I have to give this email a proper backstory. In all my darkest fears of how my parents would find out I was gay, this email was worse. I’d that dreamed me and my beloved would be roommates for decades who secretly were lovers and one day when we unveiled the truth to the people who loved us, they’d have witnessed our love so clearly for so long that they’d understand and accept us, and they would see us as close to heteronormative as possible. Instead, my mom read an email. My boy friend Jacob was more experienced with guys than I was. In fact, I knew he’d had a long standing crush on this guy Tyler who lived in Austin. I’d heard the tale of their stolen kiss between the pontoons of a boat during a gay lake day, and I was worried that Jacob my eventually leave me for this Tyler. Flash forward to one day we decided to drive to Houston to see some movie (it MIGHT have been Brokeback Mountain…) with Tyler. Afterwards the three of us go back to his place and have a great time (I’m pretty sure Tyler even convinced me to smoke weed for the first time that night: something I’d nearly broken up with Jacob for even considering in the recent past). Tyler is so cool and cute and funny and charming and smart and well… I quickly developed a crush on him too. It got late, so we crash on the floor at the foot of his bed. The next morning, I initiated something sexual between the three of us. Shorty afterwards, I wrote Tyler an email discussing everything. The email detailed how it was all my doing, there was talk of dick sizes, how Tyler and I finished at the same time, and how I’d hoped it would happen again. When my mother said she’d read an email, THAT is the email she’s referring to.

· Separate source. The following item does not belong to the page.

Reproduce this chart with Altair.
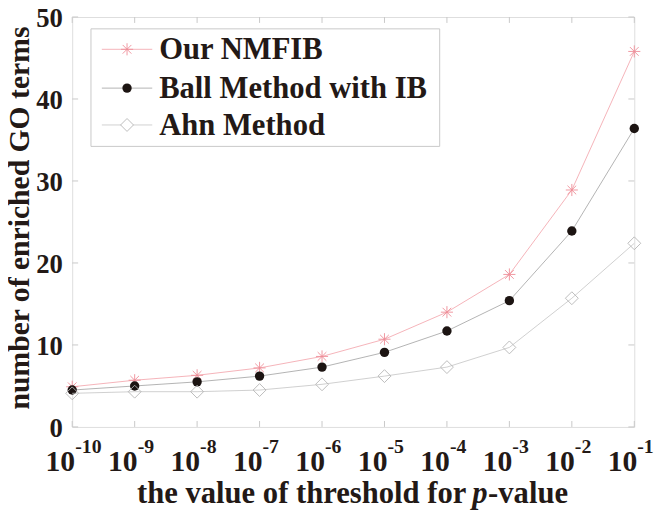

I’m SO thrown by this unexpected turn I didn’t know what to do. I planned on presenting my homosexuality to my mom through how I’d come to accept it: through love. Instead she was getting the raw, uncut porn threesome version of my sexuality, and I just knew there was no way of convincing her it was anything other than lusty, debaucherous, and sinful. She claimed the email was somehow attached to an email I’d sent her boss, but I’m pretty sure she was snooping on my computer (which is very mother’s right, so I don’t fault her for it). She said she’d shown it to my dad (Oh GOD!), but he said he thought it was just all just a joke (thanks for trying to help me cover it up, dad) I latched onto that, but she came back with “But I’ve heard things at night.” (So, then I had to picture my poor mother’s heart breaking as she heard me having quiet gay sex through the walls.) There was no way I could lie my way out of this. She asked if I’d tried to be with women. No! If an uncle had touched me. NO! The only words that could come to my lips were that there was “nothing wrong with me.” It was about the time that my dad came in that I heard the front door swing shut (Jacob had understandably bolted). I needed help. My father wasn’t religious. He watched the discovery channel. Certainly he could help me! I remember pleading, “Tell her, dad. Tell her why it happens.” As he hugged me and my tears started pouring out, he responded, “They don’t know why it happens.” I don’t remember much outside of that, but eventually, my mom said she didn’t want to ruin my night, so soon after I finished getting ready, met up with Jacob, and we went to the ballet.
It was a rough few years after that. It seemed like my mom was constantly on the edge of tears. I think somewhere in that messy coming out, I’d tried to soften the blow by saying I was bisexual, and THAT turned out to be a colossal error because it lead to my mom asking me to keep it a secret from my sister and grandmother, and she kept telling me that she was praying that I’d eventually fall for my church friend Katy. Outside of that, nobody talked about any of it, so I started to resent her after a while. After her father died and her older brother publicly came out to the family (I’d already knew about him thanks to his myspace profile page) and after my sister requested access to the pictures I’d taken on a VERY gay backpacking trip through Europe, I was able to muster the courage to tell the rest of the family despite my mother’s wishes. It started to get better after that.
I know times are different now, but what made it all so hard was the shame and fear we all carried with us. If I’d had the courage to be fully honest and proud of who I was, I think my mom would have been less worried. I was lucky that my family was able to look through what society was telling them about homosexuals, and still see me for me, but I was so full of self-hatred and shame that I couldn’t even see that love. I think on some level, it’s less about others accepting you and more about you accepting yourself and letting others see that. Because of that, my friends were paramount to my survival and evolution. They let me test out different versions of myself until I settled on what felt right.
If I could give one piece of advice to any person still hiding some part of themselves in a closet, it would be to GO to a place where you feel safe and find someone (and I mean ANYONE) and let them see your secret. Whether they accept you or not, you’ll find a power and a peace in that admission that will lead you to a greater level of self-love and happiness.